Export Configuration

from llamatelemetry.unsloth import ExportConfig

config = ExportConfig(
    quant_type="Q4_K_M",           # Quantization type
    merge_lora=True,               # Merge LoRA before export
    preserve_tokenizer=True,       # Save tokenizer alongside GGUF
    metadata={"author": "you"},    # Custom metadata
    verbose=True,                  # Print progress
    use_unsloth_native=True,       # Prefer Unsloth's built-in export
)

Available quantization types:

Type Size (7B model) Quality Use Case
Q4_K_M ~4.1 GB Good Default, best balance
Q5_K_M ~4.8 GB Better When VRAM allows
Q8_0 ~7.2 GB Near-lossless Quality-critical tasks
Q4_K_S ~3.9 GB Acceptable Tight VRAM constraints

Using UnslothExporter

from llamatelemetry.unsloth import UnslothExporter, ExportConfig

exporter = UnslothExporter()

config = ExportConfig(
    quant_type="Q4_K_M",
    merge_lora=True,
    preserve_tokenizer=True,
)

output_path = exporter.export(
    model=model,
    tokenizer=tokenizer,
    output_path="./output/model-q4.gguf",
    config=config,
)

print(f"Exported to: {output_path}")

The export process:

  1. Checks if the model has LoRA adapters
  2. Merges adapters if merge_lora=True
  3. Extracts the base model from any wrappers
  4. If use_unsloth_native=True and the model supports save_pretrained_gguf, uses Unsloth's built-in export
  5. Otherwise, falls back to llamatelemetry's quantization.convert_to_gguf
  6. Saves the tokenizer and metadata alongside the GGUF file

Unsloth Native Export

When available, the Unsloth native export method is preferred as it handles model-specific details:

exporter.export_with_unsloth_native(
    model=model,
    tokenizer=tokenizer,
    output_dir="./output",
    quant_method="q4_k_m",
)

If the native method fails, it automatically falls back to the llamatelemetry export pipeline.

Convenience Functions

from llamatelemetry.unsloth import export_to_llamatelemetry, export_to_gguf

# Full export with all options
path = export_to_llamatelemetry(
    model, tokenizer,
    output_path="model.gguf",
    quant_type="Q4_K_M",
    merge_lora=True,
    verbose=True,
)

# Alias (same function, for backward compatibility)
path = export_to_gguf(model, tokenizer, "model.gguf", quant_type="Q4_K_M")

End-to-End Example

A complete workflow from fine-tuning to inference:

# === Step 1: Fine-tune with Unsloth ===
from unsloth import FastLanguageModel

model, tokenizer = FastLanguageModel.from_pretrained(
    model_name="unsloth/llama-3-8b-Instruct",
    max_seq_length=2048,
    load_in_4bit=True,
)

# ... (your training code here) ...

# === Step 2: Export to GGUF ===
from llamatelemetry.unsloth import export_to_llamatelemetry

export_to_llamatelemetry(
    model, tokenizer,
    output_path="my_finetuned_model.gguf",
    quant_type="Q4_K_M",
)

# === Step 3: Deploy with llamatelemetry ===
import llamatelemetry

engine = llamatelemetry.InferenceEngine()
engine.load_model("my_finetuned_model.gguf", auto_start=True)

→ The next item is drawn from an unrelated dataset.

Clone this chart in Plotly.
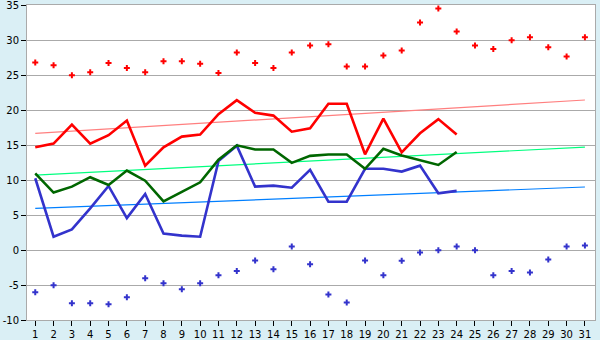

result = engine.infer("Hello, how are you?", max_tokens=128)
print(result.text)

Troubleshooting

Unsloth Not Found

ImportError: Unsloth is not installed

Install Unsloth: pip install unsloth. On Kaggle, ensure you install it in the first cell before any other imports.

PEFT/LoRA Import Errors

ImportError: No module named 'peft'

Install PEFT: pip install peft. This is required for adapter loading and merging.

Export Fails with OOM

If GGUF export runs out of memory, the merge step temporarily doubles the model's memory footprint. Solutions:

  • Use load_in_4bit=True to reduce base memory
  • Export on a machine with more RAM (CPU RAM, not just GPU VRAM)
  • Use a smaller quantization type like Q4_K_S

Native Export Not Available

If save_pretrained_gguf is not available on your model, the exporter automatically falls back to llamatelemetry's built-in export pipeline. Ensure the llamatelemetry.quantization module is importable.

Best Practices

  1. Always merge before export -- Set merge_lora=True (the default) to ensure adapter weights are baked into the model.
  2. Use Q4_K_M as default -- It provides the best balance of size and quality for T4 deployment.
  3. Preserve the tokenizer -- Always set preserve_tokenizer=True so the GGUF file can be used with the correct tokenizer.
  4. Test before deploying -- After export, load the GGUF with InferenceEngine and run a few test prompts to verify quality.
  5. Save adapter weights separately -- Use extract_adapter_weights() to keep a backup of the LoRA weights before merging.